El precio del pan

Primero subió la leche. Luego el pan. Después, el arroz, el aceite y la carne. Cada semana, los números en el ticket del supermercado parecían un acertijo imposible. Las mismas bolsas, los mismos productos básicos... pero una cifra que subía como el termómetro en pleno incendio.

Julia, madre de dos hijos y con un trabajo parcial en una tienda de ropa, lo notó primero en el silencio. En la forma en que sus hijos callaban cuando abría la nevera. Ya no preguntaban si había yogures. Sabían que no los habría. No este mes. Quizá el siguiente. Quizá nunca más.

Los telediarios hablaban de inflación, de márgenes de beneficio, de crisis energética. Pero en su casa, la palabra era otra: hambre. Hambre de carne, hambre de fruta fresca, hambre de ocio, hambre de respiro. Cada euro debía estirarse como si fuera chicle. Cada decisión era una renuncia. El dentista podía esperar. El calzado nuevo, también. Incluso la calefacción. Pero la comida no. Y aun así, empezaron a aparecer latas de atún, pasta sin salsa, pan duro reciclado en tostadas.

Los grandes ejecutivos, celebrando beneficios récord, hablaban de “ajustes de mercado”, de “retornos a los inversores”. En sus juntas directivas, los aumentos de precios eran estrategias, no condenas. Pero en los barrios de renta baja, esos mismos aumentos eran sentencias: a comer menos, a endeudarse más, a elegir entre pagar la luz o llenar la mochila escolar.

Los bancos centrales subían los tipos de interés. Era la medicina amarga para una inflación desatada —decían—. Pero esa medicina se traducía en cuotas de hipoteca que asfixiaban, en alquileres que devoraban más del 60% del sueldo. Las familias más humildes, como la de Julia, vivían atrapadas en una pinza: los precios subían, los créditos se encarecían, y los sueldos se quedaban congelados como si la inflación no tuviera permiso para tocarlos.

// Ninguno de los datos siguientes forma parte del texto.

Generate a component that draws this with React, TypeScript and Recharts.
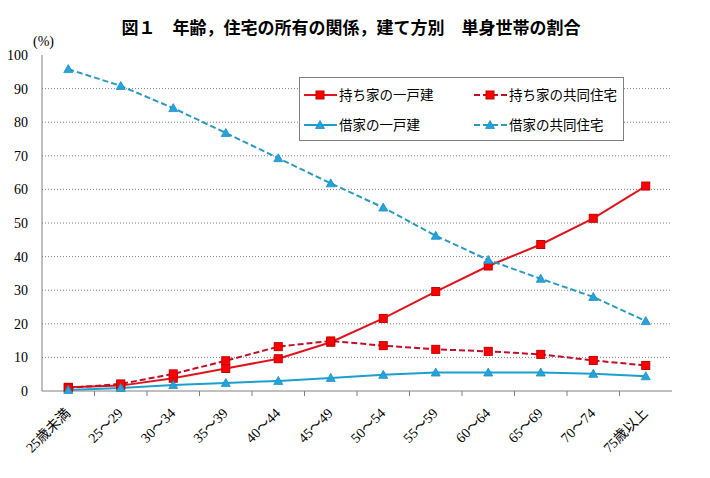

Y ese salario congelado no solo significaba menos comida en la mesa. Significaba también un futuro cada vez más estrecho, cada vez más amenazado. Porque sin ahorro, sin respiro, sin recursos, tampoco hay posibilidad de reinventarse. Julia soñaba con hacer un curso online de diseño gráfico, aprender algo nuevo, escapar del empleo precario. Pero los 200 euros de matrícula eran tan inaccesibles como un viaje a Marte. Aprender se convirtió en un lujo. Un privilegio para quienes aún podían permitirse no pensar solo en sobrevivir.

Y mientras ella seguía planchando camisas a mano, un algoritmo aprendía más rápido que ella, una IA sustituía su puesto en la caja, y un joven recién formado en India ofrecía el mismo trabajo por la mitad de su sueldo. No se trataba solo de no poder avanzar. Se trataba de no poder mantenerse en pie.

La desigualdad dejó de ser una estadística para convertirse en una rutina. Los ricos seguían yendo al restaurante, viajando, invirtiendo. Los pobres, recortaban todo lo recortable. Lo que antes era una vida ajustada, ahora era supervivencia. Sin vacaciones, sin médicos privados, sin descanso. Y sin futuro.

Y, sin embargo, no hubo protestas masivas. ¿Por qué? Porque el estómago vacío no se rebela, se dobla. Porque cuando la prioridad es cenar, no se escribe un cartel, no se marcha en la plaza. Se aguanta. Se sufre en silencio. Se normaliza la injusticia.

Hasta que un día —tal vez— alguien rompa ese silencio. Porque no se puede vivir eternamente bajo un sistema que castiga a los débiles para premiar a los fuertes. Porque no se puede llamar "libre mercado" a un modelo que encarece lo básico mientras celebra en bolsa su rentabilidad.

Y porque, en algún rincón, Julia y millones como ella están dejando de tener miedo. Ya no temen perder lo que apenas tienen. Y eso —eso sí— debería asustar a quienes aún creen que la inflación solo se mide con gráficos.